Each line from the start of the data below through the one containing "Chart.register(...registerables);" must be reproduced exactly.

■ ■ ■

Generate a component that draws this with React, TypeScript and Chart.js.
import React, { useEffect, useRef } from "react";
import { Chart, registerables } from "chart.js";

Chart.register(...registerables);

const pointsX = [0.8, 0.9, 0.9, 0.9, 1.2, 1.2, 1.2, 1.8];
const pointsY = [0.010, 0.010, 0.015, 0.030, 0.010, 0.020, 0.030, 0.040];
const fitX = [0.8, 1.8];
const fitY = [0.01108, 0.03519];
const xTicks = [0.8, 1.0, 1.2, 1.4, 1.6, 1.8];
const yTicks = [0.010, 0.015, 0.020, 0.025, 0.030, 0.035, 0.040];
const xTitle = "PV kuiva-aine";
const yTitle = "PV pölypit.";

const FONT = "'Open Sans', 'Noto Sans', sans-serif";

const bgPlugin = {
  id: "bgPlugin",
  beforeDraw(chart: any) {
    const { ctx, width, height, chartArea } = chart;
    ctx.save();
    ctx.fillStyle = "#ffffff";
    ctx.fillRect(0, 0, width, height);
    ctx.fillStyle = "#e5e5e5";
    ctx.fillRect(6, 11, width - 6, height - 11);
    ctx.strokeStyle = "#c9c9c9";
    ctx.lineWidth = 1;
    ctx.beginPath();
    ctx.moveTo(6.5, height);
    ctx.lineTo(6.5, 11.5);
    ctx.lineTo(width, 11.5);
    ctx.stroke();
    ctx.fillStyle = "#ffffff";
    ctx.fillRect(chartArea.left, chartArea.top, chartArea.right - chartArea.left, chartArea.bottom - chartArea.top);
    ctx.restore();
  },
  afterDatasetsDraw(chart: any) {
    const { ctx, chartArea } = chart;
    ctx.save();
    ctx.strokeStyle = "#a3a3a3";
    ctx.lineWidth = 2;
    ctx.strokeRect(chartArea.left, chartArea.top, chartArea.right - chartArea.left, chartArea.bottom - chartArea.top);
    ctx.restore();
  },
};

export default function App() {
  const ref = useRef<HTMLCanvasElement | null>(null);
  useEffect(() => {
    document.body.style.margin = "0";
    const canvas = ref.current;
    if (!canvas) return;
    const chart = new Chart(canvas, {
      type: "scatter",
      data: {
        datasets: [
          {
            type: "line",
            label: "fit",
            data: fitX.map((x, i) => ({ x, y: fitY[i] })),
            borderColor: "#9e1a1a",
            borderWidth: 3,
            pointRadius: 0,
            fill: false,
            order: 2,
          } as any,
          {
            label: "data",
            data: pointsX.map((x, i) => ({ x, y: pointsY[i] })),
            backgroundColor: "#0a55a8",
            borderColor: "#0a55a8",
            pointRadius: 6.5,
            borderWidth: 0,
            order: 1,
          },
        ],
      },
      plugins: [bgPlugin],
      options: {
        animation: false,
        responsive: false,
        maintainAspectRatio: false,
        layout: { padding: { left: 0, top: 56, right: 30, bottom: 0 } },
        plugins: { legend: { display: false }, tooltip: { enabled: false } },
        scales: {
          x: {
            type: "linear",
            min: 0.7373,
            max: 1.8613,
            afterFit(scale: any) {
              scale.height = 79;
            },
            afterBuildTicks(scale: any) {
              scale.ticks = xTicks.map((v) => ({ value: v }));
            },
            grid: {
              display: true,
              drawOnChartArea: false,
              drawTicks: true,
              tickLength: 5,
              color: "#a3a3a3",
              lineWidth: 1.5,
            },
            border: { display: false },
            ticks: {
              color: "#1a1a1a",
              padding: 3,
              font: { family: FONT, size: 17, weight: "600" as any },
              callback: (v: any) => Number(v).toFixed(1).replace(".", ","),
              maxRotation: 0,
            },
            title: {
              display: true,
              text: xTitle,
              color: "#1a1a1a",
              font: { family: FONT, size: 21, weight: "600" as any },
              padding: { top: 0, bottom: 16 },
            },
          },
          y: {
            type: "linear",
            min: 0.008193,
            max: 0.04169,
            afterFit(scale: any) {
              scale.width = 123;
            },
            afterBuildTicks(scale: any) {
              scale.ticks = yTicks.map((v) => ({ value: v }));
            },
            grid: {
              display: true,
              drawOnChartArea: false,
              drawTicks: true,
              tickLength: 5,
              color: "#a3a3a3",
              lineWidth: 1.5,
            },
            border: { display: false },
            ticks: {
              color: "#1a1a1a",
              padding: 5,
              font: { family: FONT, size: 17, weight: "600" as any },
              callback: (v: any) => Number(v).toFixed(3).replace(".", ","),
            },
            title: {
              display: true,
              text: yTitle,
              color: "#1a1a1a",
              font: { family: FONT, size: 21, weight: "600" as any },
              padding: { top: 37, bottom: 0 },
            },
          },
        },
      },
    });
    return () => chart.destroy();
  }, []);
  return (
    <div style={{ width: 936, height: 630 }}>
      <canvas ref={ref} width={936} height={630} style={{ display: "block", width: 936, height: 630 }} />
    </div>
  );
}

■ ■ ■

#### Expected answer:
Generate a component that draws this with React, TypeScript and Chart.js.
import React, { useEffect, useRef } from "react";
import { Chart, registerables } from "chart.js";

Chart.register(...registerables);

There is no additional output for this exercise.